Set down each line of the material that follows, exactly, with no pictures.

···

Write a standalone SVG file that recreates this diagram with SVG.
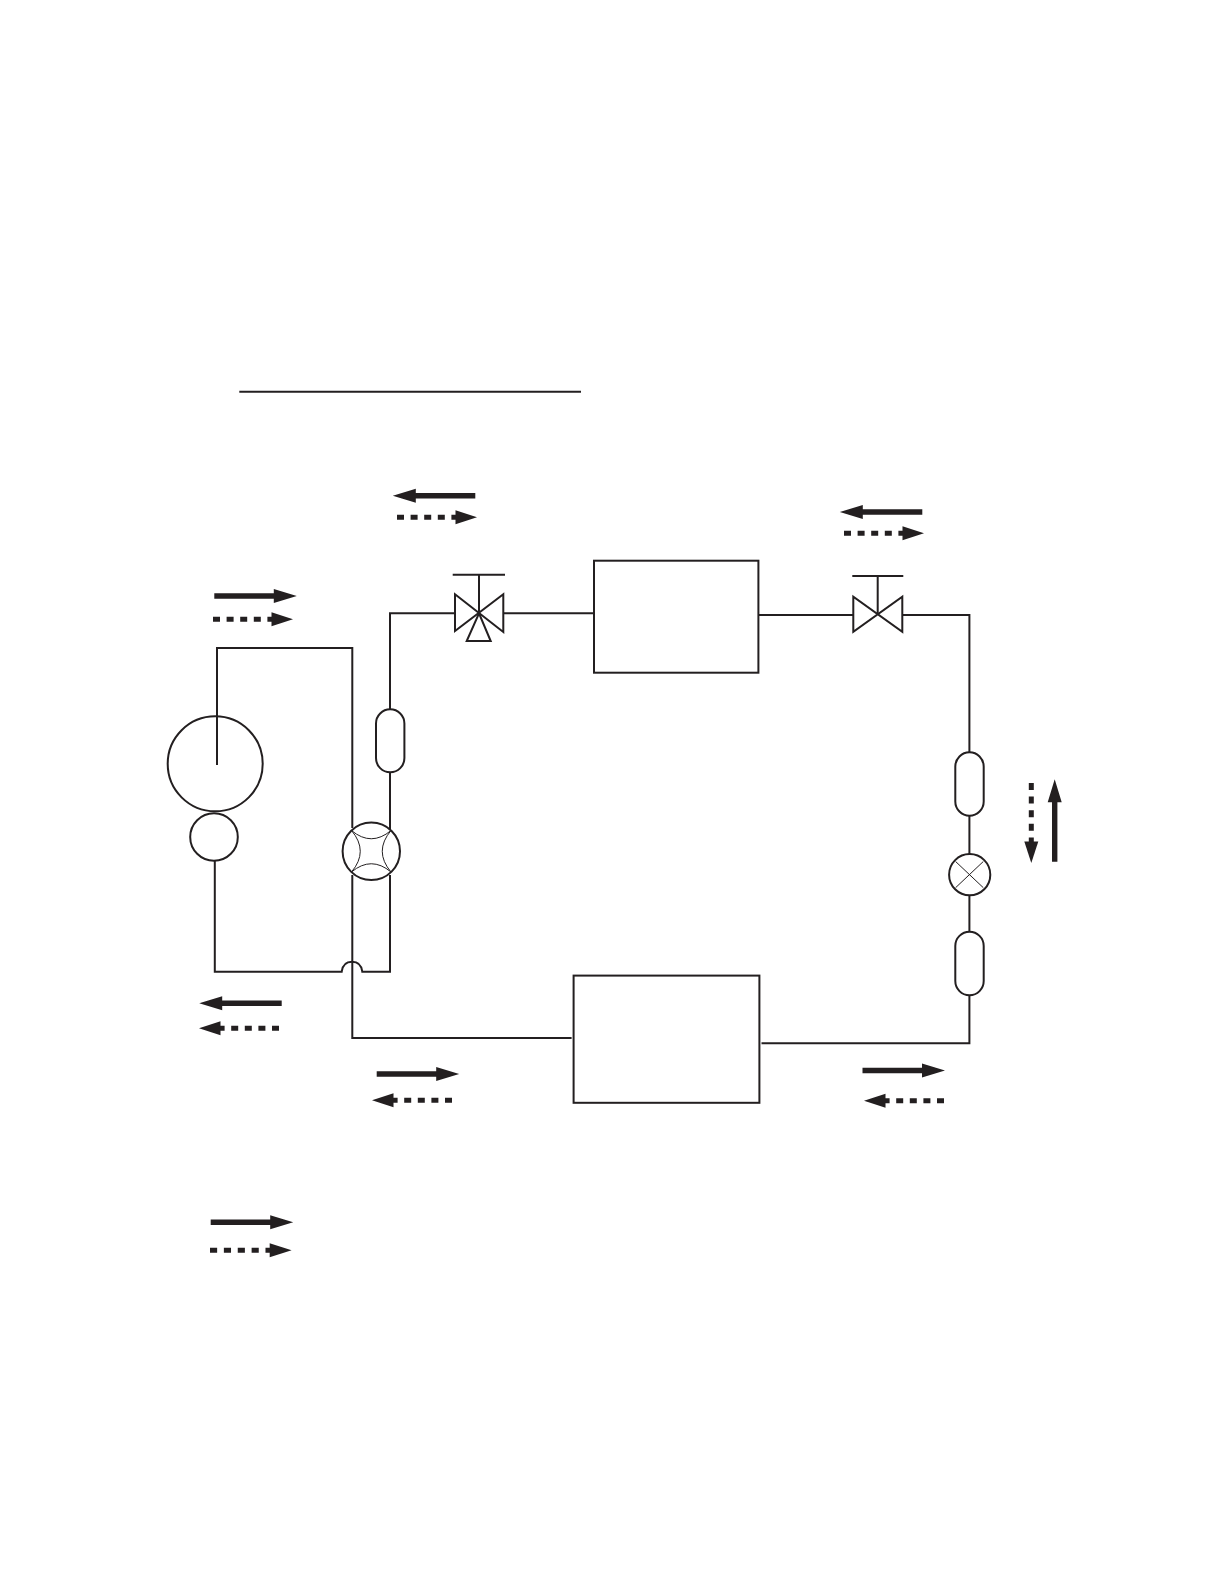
<svg xmlns="http://www.w3.org/2000/svg" width="1224" height="1584" viewBox="0 0 1224 1584">
<style>
.p{fill:none;stroke:#231f20;stroke-width:2;stroke-linejoin:miter}
.t{fill:none;stroke:#231f20;stroke-width:1}
.sh{fill:#231f20;stroke:none}
.da{fill:none;stroke:#231f20;stroke-width:5;stroke-dasharray:7 6.6}
</style>
<defs>
<g id="solid"><path class="sh" d="M0-2.7H59.5V-7L82.5 0L59.5 7V2.7H0Z"/></g>
<g id="dash"><line class="da" x1="0" y1="0" x2="62" y2="0"/><path class="sh" d="M58.5-7L80 0L58.5 7Z"/></g>
</defs>
<rect width="1224" height="1584" fill="#fff"/>
<line id="underline" class="p" x1="239.3" y1="391.8" x2="581" y2="391.8"/>
<g id="connectors">
<path class="p" d="M217 765V648H352.3V828"/>
<path class="p" d="M352.3 875V1038H571.6"/>
<path class="p" d="M214.8 861V971.7H341.7C342.5 965 346.5 961.7 352 961.7C357.5 961.7 361.5 965 362.3 971.7H390V875"/>
<path class="p" d="M390 830V772"/>
<path class="p" d="M390 709V613.3H455"/>
<path class="p" d="M503.3 613.3H594"/>
<path class="p" d="M758.4 615H853.3"/>
<path class="p" d="M902.3 615H969.4V752.3"/>
<path class="p" d="M969.4 815.7V854"/>
<path class="p" d="M969.4 895.5V931.7"/>
<path class="p" d="M969.4 995.3V1043.2H761.5"/>
</g>
<g id="compressor"><circle class="p" cx="215.2" cy="763.8" r="47.5"/></g>
<g id="accumulator"><circle class="p" cx="214" cy="837" r="23.8"/></g>
<g id="four-way-valve">
<circle class="p" cx="371.3" cy="851.3" r="28.7"/>
<path class="t" d="M351.5 830.5Q371.3 847 391 830.5Q373.5 851.3 391 872Q371.3 855.5 351.5 872Q369 851.3 351.5 830.5Z"/>
</g>
<g id="capsule-1"><rect class="p" x="376" y="709.3" width="28.4" height="63" rx="14.2"/></g>
<g id="capsule-2"><rect class="p" x="955.3" y="752.3" width="28.4" height="63.4" rx="14.2"/></g>
<g id="capsule-3"><rect class="p" x="955.3" y="931.7" width="28.4" height="63.6" rx="14.2"/></g>
<g id="expansion-valve">
<circle class="p" cx="969.7" cy="874.7" r="20.6"/>
<path class="t" d="M955.6 861.5L983.3 887.7M983.3 861.5L955.6 887.7"/>
</g>
<g id="three-way-valve">
<path class="p" d="M455 594.3V631L503.3 594.3V632Z"/>
<path class="p" d="M479 613.3L466.7 641H490.7Z"/>
<path class="p" d="M479 613.3V574.7M452.7 574.7H505"/>
</g>
<g id="two-way-valve">
<path class="p" d="M853.3 596.7V631.7L902.3 596.7V631.7Z"/>
<path class="p" d="M877.7 614V576M852.3 576H903.3"/>
</g>
<g id="box-top"><rect class="p" x="594" y="560.7" width="164.4" height="112"/></g>
<g id="box-bottom"><rect class="p" x="573.6" y="975.6" width="185.8" height="127.2"/></g>
<g id="arrows">
<use href="#solid" transform="translate(214.3 596)"/>
<use href="#dash" transform="translate(213 619.3)"/>
<use href="#solid" transform="translate(475.3 495.7) rotate(180)"/>
<use href="#dash" transform="translate(397 517.3)"/>
<use href="#solid" transform="translate(922.3 512) rotate(180)"/>
<use href="#dash" transform="translate(844 533.3)"/>
<use href="#dash" transform="translate(1031.3 783) rotate(90)"/>
<use href="#solid" transform="translate(1054.7 861.7) rotate(-90)"/>
<use href="#solid" transform="translate(281.7 1003.3) rotate(180)"/>
<use href="#dash" transform="translate(279 1028.3) rotate(180)"/>
<use href="#solid" transform="translate(376.7 1074)"/>
<use href="#dash" transform="translate(452 1100.3) rotate(180)"/>
<use href="#solid" transform="translate(862.5 1070.5)"/>
<use href="#dash" transform="translate(944 1100.8) rotate(180)"/>
<use href="#solid" transform="translate(210.7 1222.3)"/>
<use href="#dash" transform="translate(210 1250.3) scale(1.02 1)"/>
</g>
</svg>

···

_SOLUTION:_
Write a standalone SVG file that recreates this diagram with SVG.
<svg xmlns="http://www.w3.org/2000/svg" width="1224" height="1584" viewBox="0 0 1224 1584">
<style>
.p{fill:none;stroke:#231f20;stroke-width:2;stroke-linejoin:miter}
.t{fill:none;stroke:#231f20;stroke-width:1}
.sh{fill:#231f20;stroke:none}
.da{fill:none;stroke:#231f20;stroke-width:5;stroke-dasharray:7 6.6}
</style>
<defs>
<g id="solid"><path class="sh" d="M0-2.7H59.5V-7L82.5 0L59.5 7V2.7H0Z"/></g>
<g id="dash"><line class="da" x1="0" y1="0" x2="62" y2="0"/><path class="sh" d="M58.5-7L80 0L58.5 7Z"/></g>
</defs>
<rect width="1224" height="1584" fill="#fff"/>
<line id="underline" class="p" x1="239.3" y1="391.8" x2="581" y2="391.8"/>
<g id="connectors">
<path class="p" d="M217 765V648H352.3V828"/>
<path class="p" d="M352.3 875V1038H571.6"/>
<path class="p" d="M214.8 861V971.7H341.7C342.5 965 346.5 961.7 352 961.7C357.5 961.7 361.5 965 362.3 971.7H390V875"/>
<path class="p" d="M390 830V772"/>
<path class="p" d="M390 709V613.3H455"/>
<path class="p" d="M503.3 613.3H594"/>
<path class="p" d="M758.4 615H853.3"/>
<path class="p" d="M902.3 615H969.4V752.3"/>
<path class="p" d="M969.4 815.7V854"/>
<path class="p" d="M969.4 895.5V931.7"/>
<path class="p" d="M969.4 995.3V1043.2H761.5"/>
</g>
<g id="compressor"><circle class="p" cx="215.2" cy="763.8" r="47.5"/></g>
<g id="accumulator"><circle class="p" cx="214" cy="837" r="23.8"/></g>
<g id="four-way-valve">
<circle class="p" cx="371.3" cy="851.3" r="28.7"/>
<path class="t" d="M351.5 830.5Q371.3 847 391 830.5Q373.5 851.3 391 872Q371.3 855.5 351.5 872Q369 851.3 351.5 830.5Z"/>
</g>
<g id="capsule-1"><rect class="p" x="376" y="709.3" width="28.4" height="63" rx="14.2"/></g>
<g id="capsule-2"><rect class="p" x="955.3" y="752.3" width="28.4" height="63.4" rx="14.2"/></g>
<g id="capsule-3"><rect class="p" x="955.3" y="931.7" width="28.4" height="63.6" rx="14.2"/></g>
<g id="expansion-valve">
<circle class="p" cx="969.7" cy="874.7" r="20.6"/>
<path class="t" d="M955.6 861.5L983.3 887.7M983.3 861.5L955.6 887.7"/>
</g>
<g id="three-way-valve">
<path class="p" d="M455 594.3V631L503.3 594.3V632Z"/>
<path class="p" d="M479 613.3L466.7 641H490.7Z"/>
<path class="p" d="M479 613.3V574.7M452.7 574.7H505"/>
</g>
<g id="two-way-valve">
<path class="p" d="M853.3 596.7V631.7L902.3 596.7V631.7Z"/>
<path class="p" d="M877.7 614V576M852.3 576H903.3"/>
</g>
<g id="box-top"><rect class="p" x="594" y="560.7" width="164.4" height="112"/></g>
<g id="box-bottom"><rect class="p" x="573.6" y="975.6" width="185.8" height="127.2"/></g>
<g id="arrows">
<use href="#solid" transform="translate(214.3 596)"/>
<use href="#dash" transform="translate(213 619.3)"/>
<use href="#solid" transform="translate(475.3 495.7) rotate(180)"/>
<use href="#dash" transform="translate(397 517.3)"/>
<use href="#solid" transform="translate(922.3 512) rotate(180)"/>
<use href="#dash" transform="translate(844 533.3)"/>
<use href="#dash" transform="translate(1031.3 783) rotate(90)"/>
<use href="#solid" transform="translate(1054.7 861.7) rotate(-90)"/>
<use href="#solid" transform="translate(281.7 1003.3) rotate(180)"/>
<use href="#dash" transform="translate(279 1028.3) rotate(180)"/>
<use href="#solid" transform="translate(376.7 1074)"/>
<use href="#dash" transform="translate(452 1100.3) rotate(180)"/>
<use href="#solid" transform="translate(862.5 1070.5)"/>
<use href="#dash" transform="translate(944 1100.8) rotate(180)"/>
<use href="#solid" transform="translate(210.7 1222.3)"/>
<use href="#dash" transform="translate(210 1250.3) scale(1.02 1)"/>
</g>
</svg>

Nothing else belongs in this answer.